29 May 2012
SO PASTIES will retain their financial palatability (not necessarily their warmth) after the chancellor backtracked on the introduction of a VAT on ‘hot' pasties, pies and sausage rolls.
With the breaks firmly put on the static caravan VAT increase as well, it's been an embarrassing climbdown for the government's chief numbercruncher.
Accountants and advisors can now breathe a sigh of relief, particularly those representing food businesses in the south-west.
Tax experts in general will just be shaking their heads, some knowingly and some in frustration.

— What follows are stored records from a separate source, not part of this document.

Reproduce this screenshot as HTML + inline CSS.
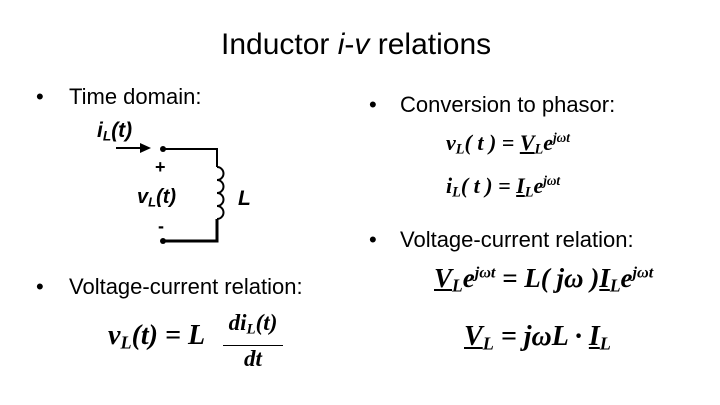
<!DOCTYPE html>
<html><head><meta charset="utf-8"><style>
body{margin:0;width:720px;height:405px;background:#fff;position:relative;overflow:hidden;font-family:"Liberation Sans",sans-serif;color:#000}
.a{position:absolute;white-space:nowrap}
.b{font-size:22px;line-height:26px}
.m{font-family:"Liberation Serif",serif;font-weight:bold;font-style:italic}
.u{text-decoration:underline}
sub{font-size:0.65em;vertical-align:-0.25em}
sup{font-size:0.6em;vertical-align:0.6em}
</style></head><body>
<div class="a" style="left:221px;top:27px;font-size:30px;line-height:36px">Inductor <i>i</i>-<i>v</i> relations</div>
<div class="a b" style="left:36px;top:84px">•</div><div class="a b" style="left:69px;top:84px">Time domain:</div>
<div class="a b" style="left:369px;top:92px">•</div><div class="a b" style="left:400px;top:92px">Conversion to phasor:</div>
<div class="a b" style="left:369px;top:227px">•</div><div class="a b" style="left:400px;top:227px">Voltage-current relation:</div>
<div class="a b" style="left:36px;top:274px">•</div><div class="a b" style="left:69px;top:274px">Voltage-current relation:</div>

<svg class="a" style="left:0;top:0" width="720" height="405">
<line x1="116" y1="148" x2="142" y2="148" stroke="#000" stroke-width="2"/>
<polygon points="140,143 151,148 140,153" fill="#000"/>
<circle cx="163" cy="149" r="3" fill="#000"/>
<polyline points="163,149 217,149 217,167" fill="none" stroke="#000" stroke-width="2"/>
<path d="M217,167 a6,6 0 0 1 0,13 a6,6 0 0 1 0,13 a6,6 0 0 1 0,13 a6,6 0 0 1 0,13" fill="none" stroke="#000" stroke-width="2"/>
<polyline points="217,219 217,241 163,241" fill="none" stroke="#000" stroke-width="3"/>
<circle cx="163" cy="241" r="3" fill="#000"/>
</svg>
<div class="a" style="left:97px;top:119px;font-size:21px;font-weight:bold;font-style:italic">i<sub>L</sub>(t)</div>
<div class="a" style="left:155px;top:157px;font-size:18px;font-weight:bold">+</div>
<div class="a" style="left:137px;top:186px;font-size:20px;font-weight:bold;font-style:italic">v<sub>L</sub>(t)</div>
<div class="a" style="left:238px;top:187px;font-size:21px;font-weight:bold;font-style:italic">L</div>
<div class="a" style="left:158px;top:216px;font-size:18px;font-weight:bold">-</div>

<div class="a m" style="left:446px;top:130px;font-size:22px">v<sub>L</sub>( t ) = <span class="u">V</span><sub>L</sub>e<sup>jωt</sup></div>
<div class="a m" style="left:446px;top:173px;font-size:22px">i<sub>L</sub>( t ) = <span class="u">I</span><sub>L</sub>e<sup>jωt</sup></div>
<div class="a m" style="left:434px;top:263px;font-size:27px"><span class="u">V</span><sub>L</sub>e<sup>jωt</sup> = L( jω )<span class="u">I</span><sub>L</sub>e<sup>jωt</sup></div>
<div class="a m" style="left:464px;top:321px;font-size:28px"><span class="u">V</span><sub>L</sub> = jωL · <span class="u">I</span><sub>L</sub></div>

<div class="a" style="left:108px;top:320px;font-family:'Liberation Serif',serif;font-size:28px;font-weight:bold;font-style:italic">v<sub>L</sub>(t) = L</div>
<div class="a" style="left:223px;top:310px;width:60px;text-align:center;font-family:'Liberation Serif',serif;font-size:23px;font-weight:bold;font-style:italic;line-height:26px">di<sub>L</sub>(t)<div style="border-top:1.5px solid #000;margin-top:2px">dt</div></div>
</body></html>
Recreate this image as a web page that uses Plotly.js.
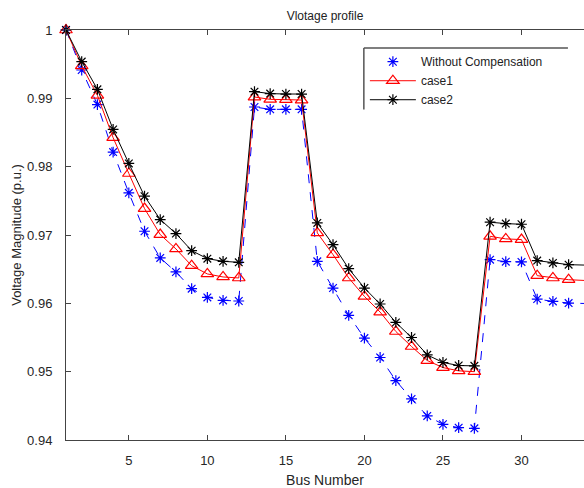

There's no doubt that, overall, the coalition has provided some stability to the tax system. Its attempts to simplify tax are moving, albeit slowly. Easy wins have been gained, but sorting out the big'uns, IR35 and income tax/NICs integration, are still a long way off. Controlled foreign companies rules are still due to be really put under duress, while retrospectively aimed tax attacks have brought back some unwelcome memories.
Let's not forget that the length of the tax code is still heading in the wrong direction.
Most of the compliments thrown at the government have come over the Treasury/HMRC tax consultation process which, for the most part, has been a much more thought-out and collaborative process.
So when caravans, pasties or North Sea oil profits are hit with taxes out of the blue, without consultation, it's doubly disappointing.
Maybe George Osborne has had his fingers burned by this political hot, erm, pasty. Stone-cold logical consultations, please, with plenty of time given to reach the ‘ambient temperature'.